Section 1. General
The guidelines, procedures, and criteria detailed in this part supplement those contained in Part 77, Safe, Efficient Use, and Preservation of the Navigable Airspace, and address the following:
- The performance of functions relating to the processing of notices of proposed construction or alteration.
- The conduct of aeronautical studies of any existing or proposed object affecting the navigable airspace.
- The conduct of aeronautical studies of the electromagnetic radiation effect of proposed or existing objects on the operation of air navigation facilities.
- The conduct of aeronautical studies of the physical effect of proposed or existing objects on the line-of-sight view of all runways, taxiways, and traffic pattern areas from the airport traffic control tower.
- The conduct of aeronautical studies regarding the physical effect of proposed or existing objects on airport approach lighting systems.
- The FAA's authority to promote the safe and efficient use of the navigable airspace, whether concerning existing or proposed structures, is predominantly derived from Title 49 U.S.C. Section 44718 (Section 44718). It should be noted however, that Section 44718 does not provide specific authority for the FAA to regulate or control how land (real property) may be used in regard to structures that may penetrate navigable airspace.
- Title 14 of the Code of Federal Regulations (14 CFR) Part 77, Safe, Efficient Use, and Preservation of the Navigable Airspace, was adopted to establish notice standards for proposed construction or alteration that may result in an obstruction or an interference with air navigation facilities and equipment or the navigable airspace.

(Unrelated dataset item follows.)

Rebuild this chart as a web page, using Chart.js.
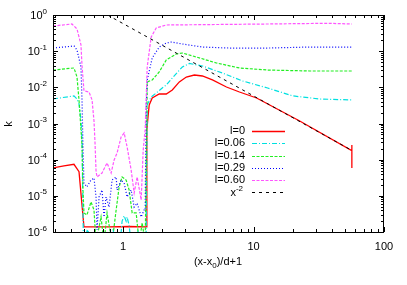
<!DOCTYPE html>
<html>
<head>
<meta charset="utf-8">
<script src="https://cdn.jsdelivr.net/npm/chart.js@4.4.1/dist/chart.umd.min.js"></script>
<style>
  html, body { margin: 0; padding: 0; background: #fff; }
  #wrap { width: 407px; height: 285px; position: relative; }
</style>
</head>
<body>
<div id="wrap"><canvas id="kChart"></canvas></div>
<script>
// values: x = (x-x0)/d+1, k on log-log axes
const redX = [0.29, 0.352, 0.420, 0.459, 0.501, 0.78, 1.112, 1.503, 1.52, 1.557, 1.585, 1.671, 1.891, 2.142, 2.382, 2.697, 3.052, 3.517, 4.053, 4.838, 6.195, 7.798, 10.55, 22.58, 56.7, 56.7, 56.7];
const redK = [5.9e-5, 6.7e-5, 7.45e-5, 4.65e-5, 1.38e-6, 1.38e-6, 1.42e-6, 1.38e-6, 6.6e-4, 1.72e-3, 3.25e-3, 5.07e-3, 6.54e-3, 6.54e-3, 8.44e-3, 0.0141, 0.0193, 0.0219, 0.0206, 0.0160, 0.0102, 0.00743, 0.00507, 0.00117, 1.77e-4, 2.55e-4, 5.89e-5];

const cyanX = [0.29, 0.420, 0.443, 0.459, 0.475, 0.484, 0.496, 0.53, 0.545, 0.56, 0.82, 0.84, 0.86, 0.95, 0.982, 1.018, 1.054, 1.073, 1.112, 1.15, 1.28, 1.30, 1.32, 1.50, 1.530, 1.641, 1.793, 1.995, 2.142, 2.382, 2.843, 3.218, 4.053, 5.773, 8.227, 12.81, 19.95, 32.2, 56.7];
const cyanK = [0.00476, 0.0058, 0.00476, 0.0035, 0.0013, 3.5e-4, 5e-7, 1.1e-6, 1.0e-6, 5e-7, 5e-7, 1.2e-6, 5e-7, 5e-7, 2.0e-6, 2.8e-6, 2.0e-6, 2.6e-6, 1.5e-6, 5e-7, 5e-7, 1.1e-6, 5e-7, 5e-7, 0.00325, 0.00541, 0.00697, 0.00959, 0.0116, 0.0181, 0.0365, 0.0457, 0.0389, 0.0249, 0.0150, 0.00959, 0.00580, 0.00476, 0.00447];

const greenX = [0.29, 0.420, 0.443, 0.459, 0.484, 0.492, 0.501, 0.528, 0.567, 0.598, 0.620, 0.677, 0.714, 0.753, 0.823, 0.884, 0.932, 0.982, 1.054, 1.112, 1.173, 1.259, 1.328, 1.400, 1.476, 1.515, 1.530, 1.671, 1.891, 2.142, 2.557, 2.843, 3.644, 5.188, 7.798, 12.81, 26.96, 56.7];
const greenK = [0.0301, 0.0343, 0.0193, 0.00447, 2.5e-4, 1.5e-5, 3.36e-6, 2.95e-6, 6.8e-6, 4.06e-6, 5e-7, 2.6e-6, 5e-7, 3.36e-6, 5e-7, 4.06e-6, 1.76e-5, 3.32e-5, 2.74e-5, 1.45e-5, 3.36e-6, 3.36e-6, 5e-7, 1.78e-6, 5e-7, 5e-4, 0.0141, 0.0160, 0.0266, 0.0570, 0.0835, 0.0890, 0.0690, 0.0471, 0.0343, 0.0301, 0.0283, 0.0283];

const blueX = [0.29, 0.420, 0.443, 0.475, 0.484, 0.492, 0.501, 0.528, 0.567, 0.598, 0.620, 0.631, 0.654, 0.689, 0.714, 0.740, 0.780, 0.823, 0.884, 0.899, 0.965, 1.018, 1.073, 1.152, 1.215, 1.281, 1.375, 1.450, 1.476, 1.500, 1.530, 1.671, 1.891, 2.142, 2.340, 2.843, 4.053, 6.534, 12.81, 26.96, 56.7];
const blueK = [0.122, 0.139, 0.108, 0.0365, 0.00447, 2.55e-4, 2.26e-5, 1.76e-5, 2.74e-5, 3.11e-5, 9.3e-6, 1.14e-6, 9.3e-6, 1.45e-5, 2.6e-6, 9.3e-6, 4.9e-6, 2.74e-5, 3.32e-5, 1.45e-5, 2.74e-5, 2.26e-5, 9.3e-6, 1.45e-5, 4.9e-6, 6.3e-6, 2.6e-6, 4.06e-6, 4e-6, 0.00237, 0.0160, 0.0648, 0.130, 0.168, 0.179, 0.158, 0.130, 0.122, 0.122, 0.130, 0.130];

const magX = [0.29, 0.405, 0.443, 0.475, 0.484, 0.501, 0.548, 0.578, 0.598, 0.609, 0.620, 0.631, 0.689, 0.753, 0.809, 0.853, 0.899, 0.965, 1.018, 1.073, 1.152, 1.215, 1.281, 1.375, 1.425, 1.476, 1.530, 1.641, 1.793, 2.142, 12.81, 36.44, 56.7];
const magK = [0.496, 0.564, 0.411, 0.15, 0.0395, 0.0080, 0.00743, 0.00447, 0.00117, 2.9e-4, 4.8e-5, 3.32e-5, 4.28e-5, 8.1e-5, 4.28e-5, 9.8e-5, 1.53e-4, 4.24e-4, 5.47e-4, 2.24e-4, 5.19e-5, 1.2e-5, 3.32e-5, 7.7e-6, 1.8e-4, 7e-4, 0.0365, 0.246, 0.437, 0.529, 0.564, 0.590, 0.564];

// x^-2 guide line (straight on log-log), end points
const powX = [0.76, 56.7];
const powK = [1.0, 1.8e-4];

const legendLabels = ['l=0', 'l=0.06', 'l=0.14', 'l=0.29', 'l=0.60'];
const yTickExps = ['0', '-1', '-2', '-3', '-4', '-5', '-6'];
const xTickLabels = ['1', '10', '100'];

const FONT = '"Liberation Sans", Arial, sans-serif';

function pts(xs, ys) {
    return xs.map((x, i) => ({ x: x, y: ys[i] }));
}

// base text with raised exponent (gnuplot enhanced text look)
function drawPow(ctx, base, exp, x, y, size, align) {
    ctx.font = size + 'px ' + FONT;
    const wb = ctx.measureText(base).width;
    ctx.font = Math.round(size * 0.75) + 'px ' + FONT;
    const we = ctx.measureText(exp).width;
    let left = x;
    if (align === 'right') left = x - wb - we;
    if (align === 'center') left = x - (wb + we) / 2;
    ctx.textAlign = 'left';
    ctx.textBaseline = 'middle';
    ctx.font = size + 'px ' + FONT;
    ctx.fillText(base, left, y);
    ctx.font = Math.round(size * 0.75) + 'px ' + FONT;
    ctx.fillText(exp, left + wb, y - size * 0.42);
}

const series = [
    { label: legendLabels[0], data: pts(redX, redK), color: '#ff0000', dash: [], width: 1.3 },
    { label: legendLabels[1], data: pts(cyanX, cyanK), color: '#00e0e0', dash: [5, 2, 1, 2], width: 1.2 },
    { label: legendLabels[2], data: pts(greenX, greenK), color: '#22ee22', dash: [3, 1.5], width: 1.2 },
    { label: legendLabels[3], data: pts(blueX, blueK), color: '#0000ff', dash: [1, 2], width: 1.2 },
    { label: legendLabels[4], data: pts(magX, magK), color: '#ff55ff', dash: [3, 1.5], width: 1.2 },
    { label: 'x^-2', data: pts(powX, powK), color: '#000000', dash: [3, 4], width: 1 }
];

// gnuplot-like frame: border, inward ticks, labels, key
const gnuFrame = {
    id: 'gnuFrame',
    afterDraw(chart) {
        const { ctx, chartArea: a, scales: { x, y } } = chart;
        ctx.save();
        ctx.strokeStyle = '#000';
        ctx.lineWidth = 1;
        ctx.setLineDash([]);
        ctx.beginPath();
        for (let e = -6; e <= 0; e++) {
            for (let m = 1; m <= 9; m++) {
                const v = m * Math.pow(10, e);
                if (v > 1.0000001) break;
                const py = Math.round(y.getPixelForValue(v)) + 0.5;
                const len = m === 1 ? 5 : 3;
                ctx.moveTo(a.left, py); ctx.lineTo(a.left + len, py);
                ctx.moveTo(a.right, py); ctx.lineTo(a.right - len, py);
            }
        }
        for (let e = -1; e <= 2; e++) {
            for (let m = 1; m <= 9; m++) {
                const v = m * Math.pow(10, e);
                if (v < x.min || v > x.max * 1.0000001) continue;
                const px = Math.round(x.getPixelForValue(v)) + 0.5;
                const len = m === 1 ? 5 : 3;
                ctx.moveTo(px, a.bottom); ctx.lineTo(px, a.bottom - len);
                ctx.moveTo(px, a.top); ctx.lineTo(px, a.top + len);
            }
        }
        ctx.stroke();
        ctx.strokeRect(Math.round(a.left) + 0.5, Math.round(a.top) + 0.5,
            Math.round(a.right - a.left) - 1, Math.round(a.bottom - a.top));

        ctx.fillStyle = '#000';
        // y tick labels
        yTickExps.forEach(exp => {
            const py = y.getPixelForValue(Math.pow(10, Number(exp)));
            drawPow(ctx, '10', exp, a.left - 6, py + 1, 11, 'right');
        });
        // x tick labels
        ctx.font = '11px ' + FONT;
        ctx.textAlign = 'center';
        ctx.textBaseline = 'middle';
        xTickLabels.forEach(t => {
            ctx.fillText(t, x.getPixelForValue(Number(t)), 247);
        });
        // x title with subscript
        const parts = ['(x-x', '0', ')/d+1'];
        ctx.font = '11px ' + FONT;
        const w0 = ctx.measureText(parts[0]).width;
        const w2 = ctx.measureText(parts[2]).width;
        ctx.font = '8px ' + FONT;
        const w1 = ctx.measureText(parts[1]).width;
        let tx = 218 - (w0 + w1 + w2) / 2;
        ctx.textAlign = 'left';
        ctx.font = '11px ' + FONT;
        ctx.fillText(parts[0], tx, 262);
        ctx.font = '8px ' + FONT;
        ctx.fillText(parts[1], tx + w0, 266);
        ctx.font = '11px ' + FONT;
        ctx.fillText(parts[2], tx + w0 + w1, 262);
        // y title
        ctx.save();
        ctx.translate(9, 124);
        ctx.rotate(-Math.PI / 2);
        ctx.textAlign = 'center';
        ctx.fillText('k', 0, 0);
        ctx.restore();

        // key
        const rows = [131, 143.3, 155.5, 167.7, 180, 192];
        series.forEach((s, i) => {
            const ry = rows[i];
            if (i < 5) {
                ctx.font = '11px ' + FONT;
                ctx.textAlign = 'right';
                ctx.textBaseline = 'middle';
                ctx.fillText(s.label, 245, ry);
            } else {
                drawPow(ctx, 'x', '-2', 243, ry + 1, 11, 'right');
            }
            ctx.strokeStyle = s.color;
            ctx.lineWidth = s.width;
            ctx.setLineDash(s.dash);
            ctx.beginPath();
            ctx.moveTo(252, Math.round(ry) + 0.5);
            ctx.lineTo(285, Math.round(ry) + 0.5);
            ctx.stroke();
        });
        ctx.restore();
    }
};

new Chart(document.getElementById('kChart').getContext('2d'), {
    type: 'line',
    data: {
        datasets: series.map((s, i) => ({
            label: s.label,
            data: s.data,
            borderColor: s.color,
            borderDash: s.dash,
            borderWidth: s.width,
            pointRadius: 0,
            tension: 0,
            fill: false,
            order: series.length - i
        }))
    },
    options: {
        responsive: true,
        maintainAspectRatio: false,
        animation: false,
        layout: { padding: { left: 53, right: 23, top: 15, bottom: 53 } },
        scales: {
            x: { type: 'logarithmic', min: 0.29, max: 100, display: false },
            y: { type: 'logarithmic', min: 1e-6, max: 1, display: false }
        },
        plugins: {
            legend: { display: false },
            tooltip: { enabled: false }
        }
    },
    plugins: [gnuFrame]
});
</script>
</body>
</html>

The prime objective of the FAA in administering Section 44718 and 14 CFR Part 77 in conducting aeronautical studies is to ensure the safety of air navigation and efficient utilization of navigable airspace by aircraft.
- 49 U.S.C. Sections 40103 and 44718, and Part 77 apply only to structures located within any state, territory, or possession of the United States, within the District of Columbia, or within territorial waters (12 NM) surrounding such states, territories, or possessions.
- Structures that are subject to study requirements associated with 49 U.S.C. Section 40103, 44718, and Part 77 may be man made (including mobile structures) or of natural growth and terrain whether existing, proposed, permanent, or temporary.
The responsibility for managing the obstruction evaluation program for those structures that may affect the navigable airspace is delegated to the Obstruction Evaluation Group (OEG), except for those structures located on public-use airports covered under FAA Order JO 7400.2, Part 3, Airport Airspace Analysis.
See paragraph 10-1-3.f.
The OEG Manager, or designated representative, must brief sensitive or high profile cases to the Manager, Rules and Regulations Group before issuing, revising, or extending the determination.
- To the extent practicable, the obstruction evaluation/airport airspace analysis (OE/AAA) automated programs must be used in lieu of manual processing.
- Automated obstruction evaluation (OE) correspondence forms must be used.
- To ensure the automated Part 77 obstruction criteria and the military Part 77 obstruction criteria conflict analysis programs consider all known plans on file, the regional Airports Division is responsible for maintaining the automated airport/runway database.
- Either the Airports Division or the Airports District Office must enter the ultimate airport reference point for any proposed public-use or military airport into the database within two working days from receipt of the information.
- Either the Airports Division or the Airports District Office must enter any change of airport status from private-use to public-use into the database within two working days from receipt of the information. As workload permits, information on private-use airports must also be entered into the database.
- Either the Airports Division or the Airports District Office must enter all other public-use and military airport/runway information in the database within 10 working days from receipt of the information.
- Airports must resolve and correct any discrepancies that have been identified in the automated airport/runway database.
- Any required corrections must be forwarded to AIS.
Employees involved with the OE/AAA program must attend the Basic Obstruction Evaluation and Airport/Airspace Analysis Course offered by the FAA Academy.
Requests from the public for access to or copies of information contained in aeronautical study files are occasionally made to the regional offices. Such requests must be processed in accordance with the provisions of the Freedom of Information Act (5 U.S.C. 552), as implemented by Part 7 of the Department of Transportation Regulations and Order 1270.1, Freedom of Information Act Program.